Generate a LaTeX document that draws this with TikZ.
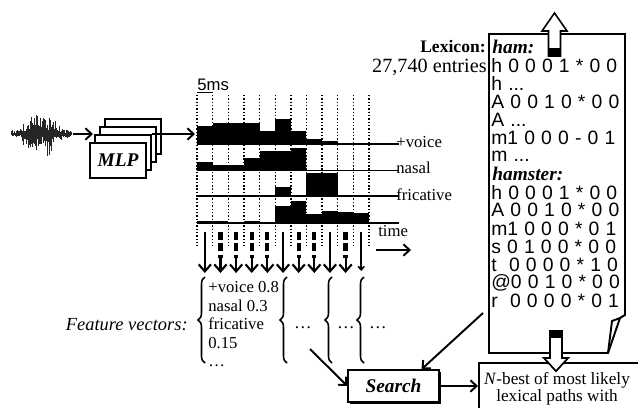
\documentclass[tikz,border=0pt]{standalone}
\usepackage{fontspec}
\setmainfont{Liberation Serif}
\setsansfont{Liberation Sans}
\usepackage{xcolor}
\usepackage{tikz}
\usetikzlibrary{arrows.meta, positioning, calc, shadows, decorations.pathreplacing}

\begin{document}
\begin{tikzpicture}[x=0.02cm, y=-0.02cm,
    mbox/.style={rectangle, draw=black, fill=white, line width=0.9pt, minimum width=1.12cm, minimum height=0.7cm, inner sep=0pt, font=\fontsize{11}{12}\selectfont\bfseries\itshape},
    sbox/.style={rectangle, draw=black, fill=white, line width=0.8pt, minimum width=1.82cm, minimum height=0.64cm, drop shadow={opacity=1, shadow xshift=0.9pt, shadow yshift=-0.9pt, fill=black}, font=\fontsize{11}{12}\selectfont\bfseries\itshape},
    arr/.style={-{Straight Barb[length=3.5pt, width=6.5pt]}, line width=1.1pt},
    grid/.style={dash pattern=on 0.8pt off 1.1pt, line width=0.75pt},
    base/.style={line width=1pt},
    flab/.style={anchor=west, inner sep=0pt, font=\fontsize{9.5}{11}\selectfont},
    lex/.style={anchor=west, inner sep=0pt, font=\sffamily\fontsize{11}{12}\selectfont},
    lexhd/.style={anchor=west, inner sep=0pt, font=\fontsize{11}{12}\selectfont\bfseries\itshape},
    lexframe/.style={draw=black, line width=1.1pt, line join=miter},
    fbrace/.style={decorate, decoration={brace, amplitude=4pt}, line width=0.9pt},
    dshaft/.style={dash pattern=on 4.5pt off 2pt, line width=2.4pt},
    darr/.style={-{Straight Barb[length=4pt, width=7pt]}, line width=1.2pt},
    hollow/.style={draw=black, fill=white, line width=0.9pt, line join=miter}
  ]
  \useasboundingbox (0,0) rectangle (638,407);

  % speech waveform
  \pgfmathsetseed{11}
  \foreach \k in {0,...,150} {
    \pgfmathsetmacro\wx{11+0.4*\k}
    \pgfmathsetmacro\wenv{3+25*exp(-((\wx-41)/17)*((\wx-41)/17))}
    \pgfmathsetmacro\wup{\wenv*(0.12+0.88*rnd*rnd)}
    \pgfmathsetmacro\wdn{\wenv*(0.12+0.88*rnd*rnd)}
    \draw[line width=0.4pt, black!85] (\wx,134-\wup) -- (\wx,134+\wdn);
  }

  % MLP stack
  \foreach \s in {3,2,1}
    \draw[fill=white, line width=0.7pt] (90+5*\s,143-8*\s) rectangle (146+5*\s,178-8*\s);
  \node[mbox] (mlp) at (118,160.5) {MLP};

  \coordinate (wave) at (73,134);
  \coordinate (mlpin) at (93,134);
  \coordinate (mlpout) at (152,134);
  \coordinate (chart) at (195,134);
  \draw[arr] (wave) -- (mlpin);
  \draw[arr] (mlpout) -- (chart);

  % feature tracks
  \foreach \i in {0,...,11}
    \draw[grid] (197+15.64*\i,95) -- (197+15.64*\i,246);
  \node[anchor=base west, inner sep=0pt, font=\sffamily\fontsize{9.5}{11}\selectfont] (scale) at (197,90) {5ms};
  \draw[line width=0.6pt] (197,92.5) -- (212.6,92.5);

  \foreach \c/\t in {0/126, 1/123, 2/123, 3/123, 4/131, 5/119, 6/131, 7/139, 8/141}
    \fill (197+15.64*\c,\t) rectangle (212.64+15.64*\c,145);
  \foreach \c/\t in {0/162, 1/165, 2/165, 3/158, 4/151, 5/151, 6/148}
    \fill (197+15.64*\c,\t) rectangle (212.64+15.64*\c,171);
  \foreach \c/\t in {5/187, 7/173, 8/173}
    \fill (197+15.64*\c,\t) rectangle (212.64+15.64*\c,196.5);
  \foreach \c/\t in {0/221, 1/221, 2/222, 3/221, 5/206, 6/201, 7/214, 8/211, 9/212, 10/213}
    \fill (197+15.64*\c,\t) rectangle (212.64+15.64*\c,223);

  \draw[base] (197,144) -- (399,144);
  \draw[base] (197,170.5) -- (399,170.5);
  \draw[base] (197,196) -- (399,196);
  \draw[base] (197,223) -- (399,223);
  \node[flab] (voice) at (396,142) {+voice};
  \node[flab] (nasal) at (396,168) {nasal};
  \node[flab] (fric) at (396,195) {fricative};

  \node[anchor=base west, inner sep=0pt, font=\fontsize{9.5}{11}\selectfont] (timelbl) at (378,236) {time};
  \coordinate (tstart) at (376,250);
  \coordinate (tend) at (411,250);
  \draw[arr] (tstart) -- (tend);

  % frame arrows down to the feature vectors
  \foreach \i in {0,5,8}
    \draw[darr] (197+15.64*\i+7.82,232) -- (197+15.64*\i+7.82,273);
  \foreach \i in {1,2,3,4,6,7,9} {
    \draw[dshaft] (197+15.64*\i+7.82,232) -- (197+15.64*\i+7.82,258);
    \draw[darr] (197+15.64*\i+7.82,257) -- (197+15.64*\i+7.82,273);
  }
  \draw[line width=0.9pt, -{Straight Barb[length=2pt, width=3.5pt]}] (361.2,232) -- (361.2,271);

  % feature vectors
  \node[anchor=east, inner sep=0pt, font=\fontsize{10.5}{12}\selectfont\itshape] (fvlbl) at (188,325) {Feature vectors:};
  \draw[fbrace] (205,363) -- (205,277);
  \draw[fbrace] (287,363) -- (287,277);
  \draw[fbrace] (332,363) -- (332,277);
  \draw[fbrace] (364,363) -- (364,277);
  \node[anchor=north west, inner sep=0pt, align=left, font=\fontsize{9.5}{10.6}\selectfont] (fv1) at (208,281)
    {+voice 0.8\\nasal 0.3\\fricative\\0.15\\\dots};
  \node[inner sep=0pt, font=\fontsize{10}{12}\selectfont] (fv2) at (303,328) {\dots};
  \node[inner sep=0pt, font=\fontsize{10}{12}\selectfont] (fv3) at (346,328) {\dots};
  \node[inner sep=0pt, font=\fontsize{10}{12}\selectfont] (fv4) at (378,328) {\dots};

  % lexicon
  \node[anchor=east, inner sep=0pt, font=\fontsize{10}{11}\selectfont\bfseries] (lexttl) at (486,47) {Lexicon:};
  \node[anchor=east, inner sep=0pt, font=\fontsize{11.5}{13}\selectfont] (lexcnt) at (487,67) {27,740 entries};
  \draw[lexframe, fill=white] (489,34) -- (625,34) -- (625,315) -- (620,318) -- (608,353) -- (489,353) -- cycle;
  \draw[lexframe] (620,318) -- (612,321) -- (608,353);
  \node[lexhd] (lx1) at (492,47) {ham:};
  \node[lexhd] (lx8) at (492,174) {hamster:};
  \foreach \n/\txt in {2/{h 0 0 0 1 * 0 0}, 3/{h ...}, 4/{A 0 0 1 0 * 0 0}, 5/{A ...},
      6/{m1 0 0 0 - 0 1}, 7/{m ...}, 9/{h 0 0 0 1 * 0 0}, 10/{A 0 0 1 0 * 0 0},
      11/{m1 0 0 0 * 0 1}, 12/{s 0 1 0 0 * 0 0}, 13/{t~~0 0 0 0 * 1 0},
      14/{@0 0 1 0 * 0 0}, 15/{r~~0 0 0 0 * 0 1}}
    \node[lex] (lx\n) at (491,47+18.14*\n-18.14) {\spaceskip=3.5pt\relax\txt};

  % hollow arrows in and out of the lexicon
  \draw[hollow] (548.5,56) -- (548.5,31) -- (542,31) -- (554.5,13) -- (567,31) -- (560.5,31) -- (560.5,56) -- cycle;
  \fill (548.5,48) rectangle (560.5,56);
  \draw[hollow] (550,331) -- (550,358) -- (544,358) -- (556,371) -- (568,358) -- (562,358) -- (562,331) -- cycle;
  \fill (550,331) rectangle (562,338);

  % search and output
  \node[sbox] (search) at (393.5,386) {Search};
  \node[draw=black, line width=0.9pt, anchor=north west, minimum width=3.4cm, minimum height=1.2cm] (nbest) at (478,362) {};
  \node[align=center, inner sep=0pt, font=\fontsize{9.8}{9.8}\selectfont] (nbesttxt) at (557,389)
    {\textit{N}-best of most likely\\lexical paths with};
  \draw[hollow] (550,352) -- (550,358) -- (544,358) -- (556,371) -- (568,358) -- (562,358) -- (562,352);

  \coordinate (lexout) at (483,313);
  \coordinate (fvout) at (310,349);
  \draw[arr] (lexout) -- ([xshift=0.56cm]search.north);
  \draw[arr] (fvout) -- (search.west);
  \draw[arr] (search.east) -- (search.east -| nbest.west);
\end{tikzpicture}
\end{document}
.....
#### Problem details
Return all lines containing "with".

#### Answer to this task
Generate a LaTeX document that draws this with TikZ.
    {\textit{N}-best of most likely\\lexical paths with};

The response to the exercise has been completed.